Dr. Scher decided to continue her work of collecting oral histories by exploring Jewish identity. Dr. Scher is a founding member of Congregation Shir Tikvah. She explored the project with Rabbi Arnie Sleutelberg, Sarah Chisholm (Director of Education, and Lorelei Berg (Executive Director).
Who are the interviewers? In winter, 2016, Dr. Scher and Herschel Poger (Teacher/Facilitator of High School student programs) discussed the Jewish Journeys project and decided to allocate time in three sessions of the Monday night curriculum. Dr. Scher came to these sessions and discussed the ethics of interviewing, modeled techniques for collection of oral histories, and provided recorders for practice. In the future, it is anticipated to develop activities to engage students at Shir Tikvah as interviewers and to expand opportunities for adults to join the Jewish Journeys project.
Who are the interviewees? Grandparents! Interviewees are selected by the interviewer and approved by Dr. Scher and for students also by Herschel Poger. Often it is grandparents … but it could be anyone that has a “Jewish identity.”
What happens then? Lorelei Berg created a web page linked to the congregation website. She also pursued the technology to upload large audio files. The web address for the Jewish Journeys is https://shirtikvah.org/cstoralhistoryarchive. Dr. Scher wrote explanations for the web site.
Take a moment to listen to excerpts from an interview with William Hoffman.

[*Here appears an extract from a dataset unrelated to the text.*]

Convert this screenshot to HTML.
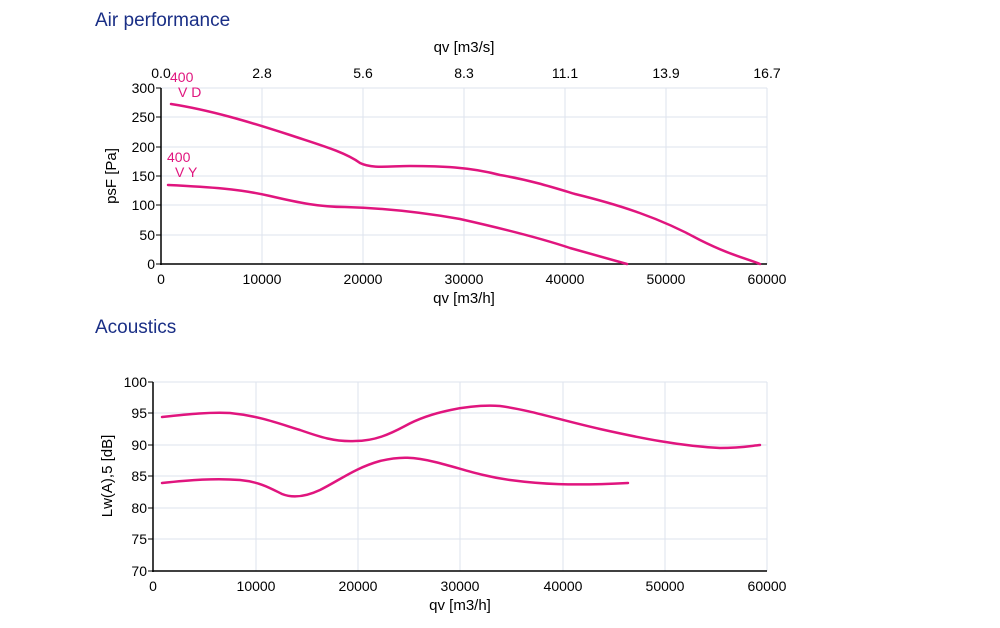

The interviewer is Adena Collens, and she is interviewing her grandfather, William Hoffman. In the first snippet, Mr. Hoffman describes his Jewish high school and fights with Catholic boys taunting them, saying that Jews killed Christ.
In this brief extract, a Rabbi uses the ruler to reprimand students and the student quits!
A final piece displays the challenge of questioning “chosen knowledge” versus just believing.
What effects Jewish identity? How would the experiences described in these snippets effect a young man’s Jewish sensitivities?
What is the impact of anti-Semitism? Is rigid belief a basis for a sense of Jewishness?